_Data shown_.
## Start

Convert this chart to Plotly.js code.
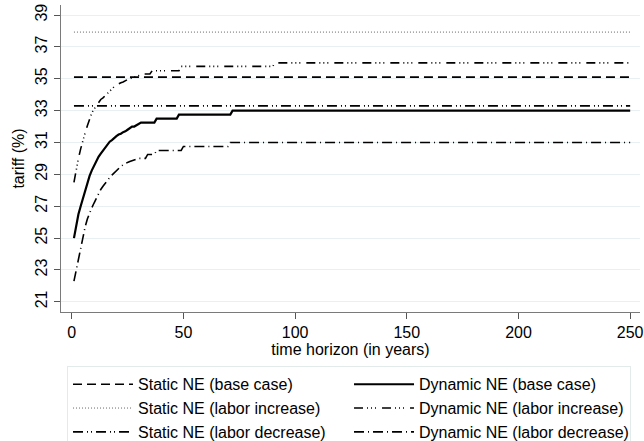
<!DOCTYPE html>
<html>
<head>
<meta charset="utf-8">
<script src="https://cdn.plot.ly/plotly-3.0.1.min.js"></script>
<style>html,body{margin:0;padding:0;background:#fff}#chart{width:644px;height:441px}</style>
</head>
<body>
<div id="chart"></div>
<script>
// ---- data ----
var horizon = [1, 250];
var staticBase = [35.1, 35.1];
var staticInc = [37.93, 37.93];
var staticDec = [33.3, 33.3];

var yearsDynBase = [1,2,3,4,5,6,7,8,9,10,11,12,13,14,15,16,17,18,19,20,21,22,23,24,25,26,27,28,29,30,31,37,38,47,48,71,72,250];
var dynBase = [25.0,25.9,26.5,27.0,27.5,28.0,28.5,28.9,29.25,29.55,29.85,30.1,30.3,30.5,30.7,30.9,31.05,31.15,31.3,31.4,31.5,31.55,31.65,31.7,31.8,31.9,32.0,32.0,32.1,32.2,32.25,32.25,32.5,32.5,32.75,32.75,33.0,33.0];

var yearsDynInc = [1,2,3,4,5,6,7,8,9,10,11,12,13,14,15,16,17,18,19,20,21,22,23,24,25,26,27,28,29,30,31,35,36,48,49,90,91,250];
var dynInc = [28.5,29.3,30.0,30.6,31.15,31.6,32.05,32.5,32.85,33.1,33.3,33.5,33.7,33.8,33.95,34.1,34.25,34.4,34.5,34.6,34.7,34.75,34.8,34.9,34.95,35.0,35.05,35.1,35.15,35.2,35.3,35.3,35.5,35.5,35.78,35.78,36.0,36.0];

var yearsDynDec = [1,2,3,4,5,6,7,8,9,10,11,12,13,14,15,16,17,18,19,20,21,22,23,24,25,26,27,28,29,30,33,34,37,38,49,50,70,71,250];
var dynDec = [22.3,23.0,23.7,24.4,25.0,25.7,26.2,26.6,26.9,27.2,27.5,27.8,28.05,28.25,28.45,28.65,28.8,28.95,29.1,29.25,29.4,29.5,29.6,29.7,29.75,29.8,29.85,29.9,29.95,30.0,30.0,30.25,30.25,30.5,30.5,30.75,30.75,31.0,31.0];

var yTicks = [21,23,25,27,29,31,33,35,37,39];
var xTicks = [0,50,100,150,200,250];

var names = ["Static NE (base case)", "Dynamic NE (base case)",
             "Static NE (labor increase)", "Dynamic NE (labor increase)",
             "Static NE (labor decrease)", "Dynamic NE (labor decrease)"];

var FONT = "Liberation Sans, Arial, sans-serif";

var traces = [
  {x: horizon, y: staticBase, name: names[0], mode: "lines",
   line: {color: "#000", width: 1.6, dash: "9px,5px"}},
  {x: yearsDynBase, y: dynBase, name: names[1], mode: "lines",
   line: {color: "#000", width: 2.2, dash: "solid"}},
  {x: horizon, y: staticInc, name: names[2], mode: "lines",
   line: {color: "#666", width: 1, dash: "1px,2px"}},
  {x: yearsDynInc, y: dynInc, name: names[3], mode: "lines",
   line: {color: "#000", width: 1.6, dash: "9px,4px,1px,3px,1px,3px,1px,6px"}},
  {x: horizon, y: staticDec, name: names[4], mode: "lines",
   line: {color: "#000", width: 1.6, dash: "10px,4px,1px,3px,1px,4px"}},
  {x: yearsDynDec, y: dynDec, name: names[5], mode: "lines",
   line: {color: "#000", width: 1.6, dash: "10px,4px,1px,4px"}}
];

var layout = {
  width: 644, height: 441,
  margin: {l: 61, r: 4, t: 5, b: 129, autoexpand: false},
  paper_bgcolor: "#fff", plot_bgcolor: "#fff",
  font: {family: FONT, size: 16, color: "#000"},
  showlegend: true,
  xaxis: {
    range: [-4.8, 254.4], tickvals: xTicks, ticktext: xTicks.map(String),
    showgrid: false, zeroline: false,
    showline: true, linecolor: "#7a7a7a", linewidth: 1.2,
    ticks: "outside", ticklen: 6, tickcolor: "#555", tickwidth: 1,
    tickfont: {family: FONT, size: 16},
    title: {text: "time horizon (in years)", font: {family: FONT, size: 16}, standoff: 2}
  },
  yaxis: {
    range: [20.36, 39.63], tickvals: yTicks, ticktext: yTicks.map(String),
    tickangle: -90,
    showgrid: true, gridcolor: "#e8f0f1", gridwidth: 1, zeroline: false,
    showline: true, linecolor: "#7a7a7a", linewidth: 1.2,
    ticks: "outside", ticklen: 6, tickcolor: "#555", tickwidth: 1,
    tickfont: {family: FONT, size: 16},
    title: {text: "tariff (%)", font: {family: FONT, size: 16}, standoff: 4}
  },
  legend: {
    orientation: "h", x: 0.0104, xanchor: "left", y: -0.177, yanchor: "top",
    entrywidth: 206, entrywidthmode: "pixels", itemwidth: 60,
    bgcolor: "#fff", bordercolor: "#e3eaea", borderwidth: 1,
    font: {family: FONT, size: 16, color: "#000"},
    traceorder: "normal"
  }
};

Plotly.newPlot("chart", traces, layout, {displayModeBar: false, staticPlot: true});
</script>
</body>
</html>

## End

_Exercise description_. Copy nothing but the lines from the top of the material through the line holding "var staticDec = [33.3, 33.3];", exactly as written; omit pictures.

_Written response_.
Convert this chart to Plotly.js code.
<!DOCTYPE html>
<html>
<head>
<meta charset="utf-8">
<script src="https://cdn.plot.ly/plotly-3.0.1.min.js"></script>
<style>html,body{margin:0;padding:0;background:#fff}#chart{width:644px;height:441px}</style>
</head>
<body>
<div id="chart"></div>
<script>
// ---- data ----
var horizon = [1, 250];
var staticBase = [35.1, 35.1];
var staticInc = [37.93, 37.93];
var staticDec = [33.3, 33.3];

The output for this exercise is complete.